Figure scripts:

------------------------------------

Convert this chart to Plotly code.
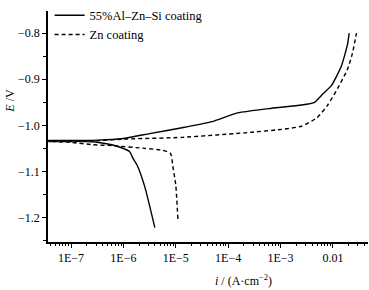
import plotly.graph_objects as go

# Al-Zn-Si coating: log10(i) and E (cathodic branch from bottom, then anodic)
alzn_logi = [-5.40, -5.59, -5.74, -5.82, -5.88, -6.05, -6.22, -6.54, -7.0, -7.44,
             -7.0, -6.5, -6.03, -5.5, -4.83, -4.31, -3.82, -3.17, -2.60, -2.35, -2.22, -2.03, -1.84, -1.72, -1.69]
alzn_E = [-1.222, -1.134, -1.086, -1.071, -1.057, -1.048, -1.042, -1.036, -1.034, -1.033,
          -1.033, -1.032, -1.029, -1.018, -1.004, -0.992, -0.973, -0.963, -0.956, -0.950, -0.935, -0.914, -0.872, -0.824, -0.800]

# Zn coating
zn_logi = [-4.96, -5.00, -5.06, -5.08, -5.11, -5.25, -5.59, -6.22, -6.58, -7.0, -7.44,
           -7.0, -6.58, -6.03, -4.87, -3.55, -2.92, -2.60, -2.30, -2.10, -1.91, -1.72, -1.63, -1.55]
zn_E = [-1.203, -1.130, -1.086, -1.067, -1.060, -1.054, -1.050, -1.044, -1.042, -1.037, -1.035,
        -1.035, -1.034, -1.030, -1.026, -1.015, -1.008, -1.002, -0.983, -0.956, -0.920, -0.878, -0.845, -0.800]

x_tickvals = [1e-7, 1e-6, 1e-5, 1e-4, 1e-3, 1e-2]
x_ticktext = ["1E\u22127", "1E\u22126", "1E\u22125", "1E\u22124", "1E\u22123", "0.01"]
y_tickvals = [-0.8, -0.9, -1.0, -1.1, -1.2]
y_ticktext = ["\u22120.8", "\u22120.9", "\u22121.0", "\u22121.1", "\u22121.2"]

FONT = "Liberation Serif"

fig = go.Figure()
fig.add_trace(go.Scatter(x=[10 ** v for v in alzn_logi], y=alzn_E, mode="lines",
                         name="55%Al\u2013Zn\u2013Si coating",
                         line=dict(color="black", width=1.4, shape="spline", smoothing=0.5)))
fig.add_trace(go.Scatter(x=[10 ** v for v in zn_logi], y=zn_E, mode="lines",
                         name="Zn coating",
                         line=dict(color="black", width=1.4, dash="4px,3px", shape="spline", smoothing=0.5)))

fig.update_layout(
    width=369, height=290,
    margin=dict(l=48, r=1, t=3, b=48),
    paper_bgcolor="white", plot_bgcolor="white",
    font=dict(family=FONT, size=12, color="black"),
    showlegend=True,
    legend=dict(x=0.005, y=1.045, xanchor="left", yanchor="top", bgcolor="rgba(0,0,0,0)",
                font=dict(size=12.5, family=FONT), tracegroupgap=0, itemwidth=30),
    xaxis=dict(type="log", range=[-7.44, -1.33], tickvals=x_tickvals, ticktext=x_ticktext,
               ticks="outside", ticklen=4, tickwidth=1, tickcolor="black",
               showline=True, linecolor="black", linewidth=1.5, showgrid=False, zeroline=False,
               minor=dict(ticks="outside", ticklen=2.5, tickcolor="black", dtick="D1", showgrid=False),
               tickfont=dict(size=12, family=FONT)),
    yaxis=dict(range=[-1.253, -0.752], tickvals=y_tickvals, ticktext=y_ticktext,
               ticks="outside", ticklen=4, tickwidth=1, tickcolor="black",
               showline=True, linecolor="black", linewidth=1.5, showgrid=False, zeroline=False,
               minor=dict(ticks="outside", ticklen=3, tickcolor="black", dtick=0.05, showgrid=False),
               tickfont=dict(size=12, family=FONT)),
)

fig.add_annotation(text="<i>E</i> /V", xref="paper", yref="paper", x=-0.12, y=0.61,
                   xanchor="center", yanchor="middle", showarrow=False, textangle=-90,
                   font=dict(size=12, family=FONT))
fig.add_annotation(text="<i>i</i> / (A\u00b7cm<sup>\u22122</sup>)", xref="paper", yref="paper",
                   x=0.61, y=-0.165, xanchor="center", yanchor="middle", showarrow=False,
                   font=dict(size=12, family=FONT))

fig.write_html("out.html", config={"displayModeBar": False},
               post_script="document.body.style.margin='0';")
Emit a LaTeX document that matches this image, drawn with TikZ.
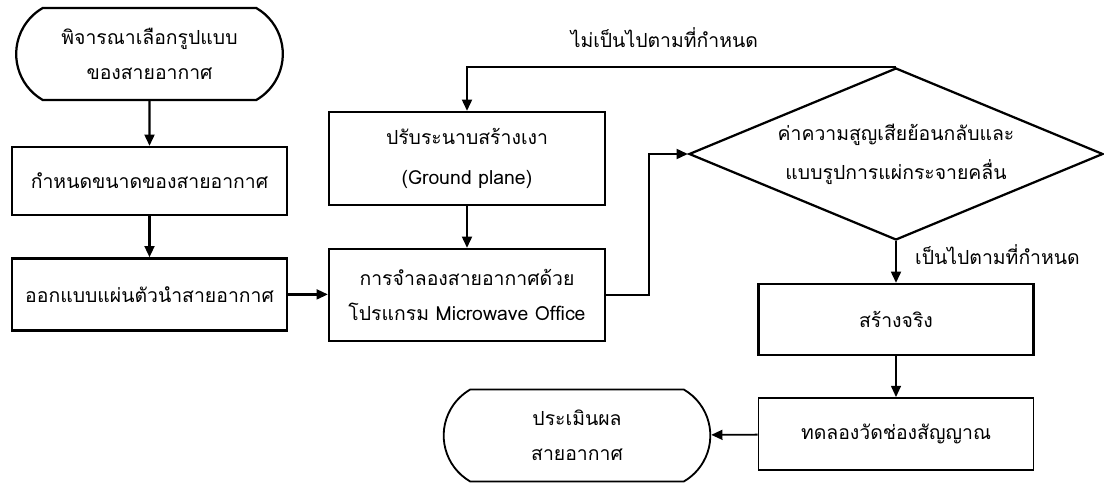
\documentclass[tikz,border=0pt]{standalone}
\usepackage{fontspec}
\setmainfont[Script=Thai]{Loma}
\usetikzlibrary{shapes.geometric,shapes.misc,arrows.meta}

\newcommand\flowfont{\fontsize{13.8}{25}\selectfont}

\tikzset{
  box/.style={draw, rectangle, line width=1.6pt, minimum width=6.875cm, align=center, font=\flowfont},
  terminal/.style={draw, rounded rectangle, rounded rectangle arc length=120, line width=1.6pt,
    minimum width=6.9cm, minimum height=2.3cm, align=center, font=\flowfont},
  decision/.style={draw, diamond, line width=1.6pt, minimum width=10.35cm, minimum height=4.3cm, inner sep=0pt},
  flow/.style={line width=1.6pt, -{Triangle[length=8pt,width=7pt]}},
  tag/.style={inner sep=0pt, font=\flowfont}
}

\begin{document}
\begin{tikzpicture}
\useasboundingbox (0,0) rectangle (27.6,-12.075);

\node[terminal] (start) at (3.7375,-1.35) {พิจารณาเลือกรูปแบบ\\ของสายอากาศ};
\node[box, minimum height=1.7cm] (size) at (3.7375,-4.525) {กำหนดขนาดของสายอากาศ};
\node[box, minimum height=1.8cm] (design) at (3.7375,-7.36) {ออกแบบแผ่นตัวนำสายอากาศ};

\node[box, minimum width=6.9cm, minimum height=2.325cm] (ground) at (11.675,-3.9625) {ปรับระนาบสร้างเงา\\[4pt](Ground plane)};
\node[box, minimum width=6.9cm, minimum height=2.3cm] (sim) at (11.675,-7.375) {การจำลองสายอากาศด้วย\\โปรแกรม Microwave Office};

\node[decision] (check) at (22.4,-3.85) {};
\node[tag, align=center] (checktext) at (check) {ค่าความสูญเสียย้อนกลับและ\\[3pt]แบบรูปการแผ่กระจายคลื่น};

\node[box, minimum height=1.775cm] (build) at (22.4,-7.9875) {สร้างจริง};
\node[box, minimum height=1.8cm, line width=1.3pt] (measure) at (22.4,-10.85) {ทดลองวัดช่องสัญญาณ};
\node[terminal, line width=1.3pt] (eval) at (14.425,-10.8875) {ประเมินผล\\สายอากาศ};

\draw[flow] (start) -- (size);
\draw[flow] (size) -- (design);
\draw[flow] (design) -- (design -| sim.west);
\draw[flow] (ground) -- (sim);
\draw[flow] (sim.east) -- ++(1.075,0) |- (check.west);
\draw[flow] (check.north) -| node[tag, pos=0.27, above=0.45cm] (notok) {ไม่เป็นไปตามที่กำหนด} (ground.north);
\draw[flow] (check.south) -- node[tag, pos=0.33, right=0.45cm] (ok) {เป็นไปตามที่กำหนด} (build.north);
\draw[flow, line width=1.3pt] (build) -- (measure);
\draw[flow, line width=1.3pt] (measure) -- (eval);

\end{tikzpicture}
\end{document}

------------------------------------

Go from the first line of the data above to the line containing "import plotly.graph_objects as go" and retype exactly those lines, both included, but none of the pictures.

- Reply -
Convert this chart to Plotly code.
import plotly.graph_objects as go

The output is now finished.